This blink comparison aids evaluation of a test of the right-front wheel of NASA's Mars Exploration Rover Spirit during the rover's 2,113th Martian day, or sol (Dec. 12, 2009). The test of electrical resistance in the wheel's drive motor, planned for comparison with results of tests on the right-rear wheel, surprisingly indicated normal resistance and produced a slight wheel movement of about one-fourth of one degree. Slight wheel movement is expected during a resistance test for an operating wheel actuator, but the right-front actuator (the combination of motor and gearbox) was expected to be non-operational because it had stopped working in April 2006.
The results of the resistance test do not enable a conclusion about whether the right-front wheel is usable for driving. Further tests are planned for both the right-front wheel and for the right-rear wheel, which has not moved since it stalled on Sol 2099 (nov. 28, 2009).

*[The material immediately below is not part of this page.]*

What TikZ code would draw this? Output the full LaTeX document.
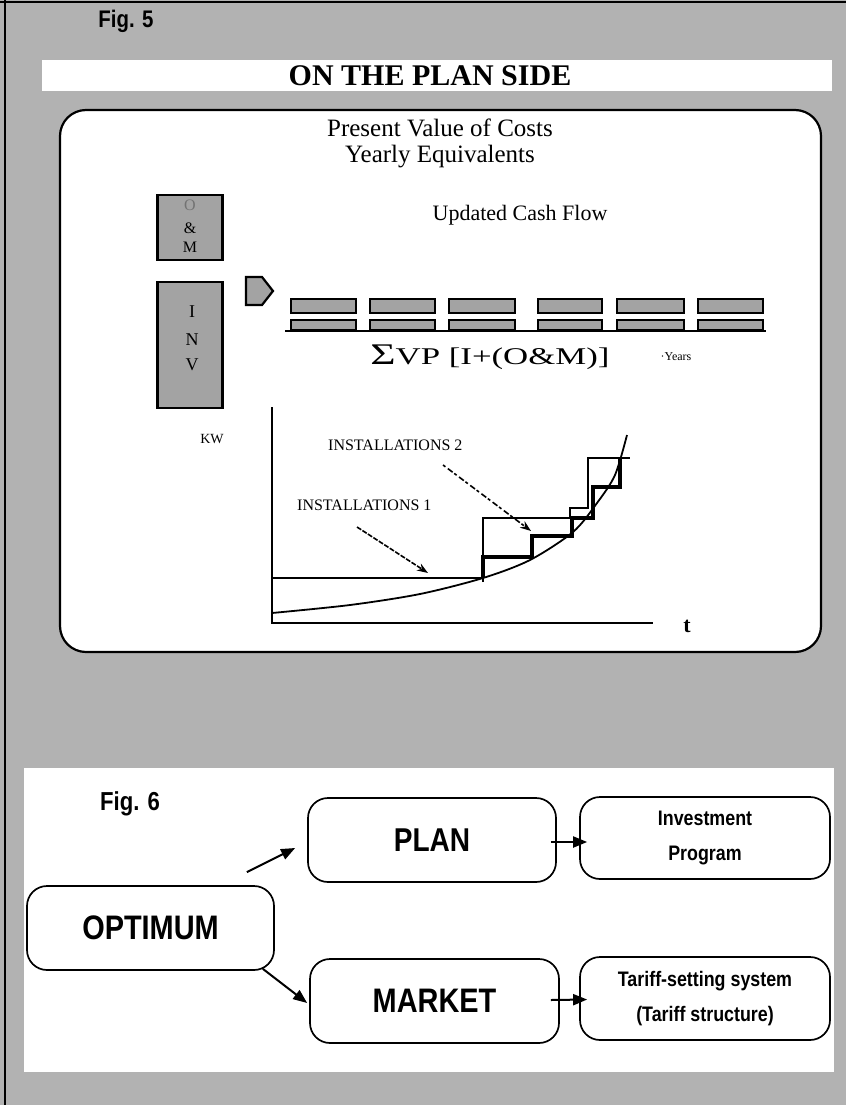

The two wide-angle views shown one after the other in this comparison come from Spirit's front hazard-avoidance camera, one taken before the resistance test and the other after the test. The most obvious change is in the position of shadows, a change unrelated to the wheel's movement during the drive. The shaded area gets smaller in the "after" image. The very small amount of wheel movement discernable -- and also indicated by telemetry from the rover -- is equivalent to about one full rotation of the drive motor at the wheel's gear ratio of about 1,500 motor rotations for each full wheel rotation.
The rover team began commanding extrication drives in November after months of Earthbound testing and analysis to develop a strategy for attempting to drive Spirit out of this soft-soil site, called "Troy." The extrication drives are expected to make slow, if any, progress in coming weeks, and the probability of success in escaping from Troy is uncertain.